|Wang, Menghua - UNIV OF MO|
|Hjelmfelt Jr, Allen|
Submitted to: Journal of the American Water Resources Association
Publication Type: Peer Reviewed Journal
Publication Acceptance Date: May 18, 1999
Publication Date: N/A
Interpretive Summary: Digital Elevating Models (DEM) provide topographic information in digital form organized in a 30m x 30m grid. This is very useful for watershed modeling, but the level of detail is overwhelming for watersheds of even small size. An aggregation procedure is described that enlarges the grid size but ensures that watershed properties, such as flow paths, are maintained. The procedure is demonstrated using the ARS research watershed, Goodwater Creek, located in central Missouri. The DEM, which originally contained more than 80,000 cells, was reduced to approximately 5000 and to 3000 cells in two aggregation trials without loss of significant information. These results make the digital form of elevation maps more usable to water resource planners and users who must increasingly rely upon comprehensive, spatially-distributed computer models for evaluation of proposed changes.

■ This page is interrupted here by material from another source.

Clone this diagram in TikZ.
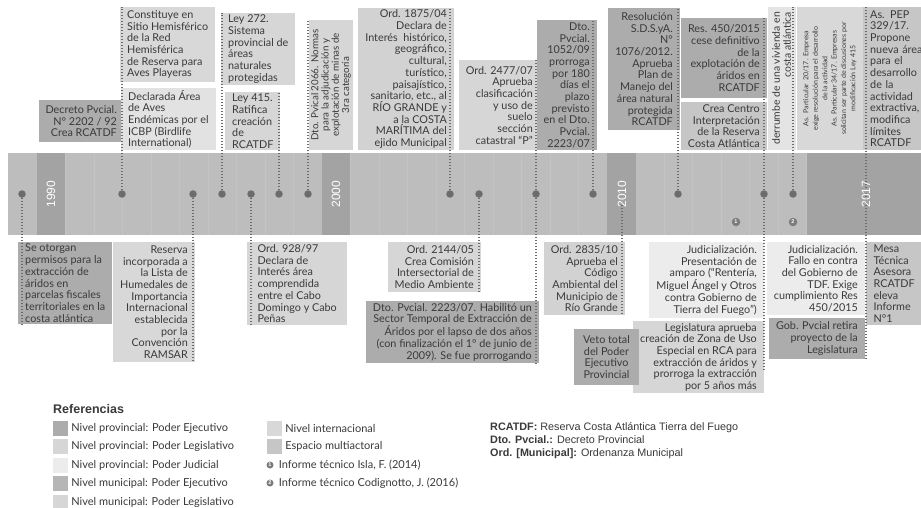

Technical Abstract: The widely available USGS digital elevation model (DEM) data have a horizontal resolution of 30 m x 30 m. This high resolution topographic information is impractical for many large scale applications of grid-based hydrologic and water quality models because it requires an excessive amount of computational time and memory. In this study, a grid aggregation method dis developed to approximate flow direction and land slope for macro-scale grids from which topographic watershed characteristics can be parameterized as input to distributed models. The approximation method for flow direction and land slope of macro-scale grids accounts for spatial variations of topography and makes the flow direction closely follow the flow pattern suggested by the micro-scale DEM data. The aggregation method was applied to the DEM of Goodwater Creek, a flat watershed which is located in central Missouri. The drainage networks derived for different levels of aggregation and the corresponding changes on land slopes show that for thi application the landscape topography is not over-smoothed by aggregation and that the aggregated macro-scale grid of the Goodwater Creek watershed provides an adequate representation of the landscape topography for large scale applications of grid-based hydrologic and water quality models.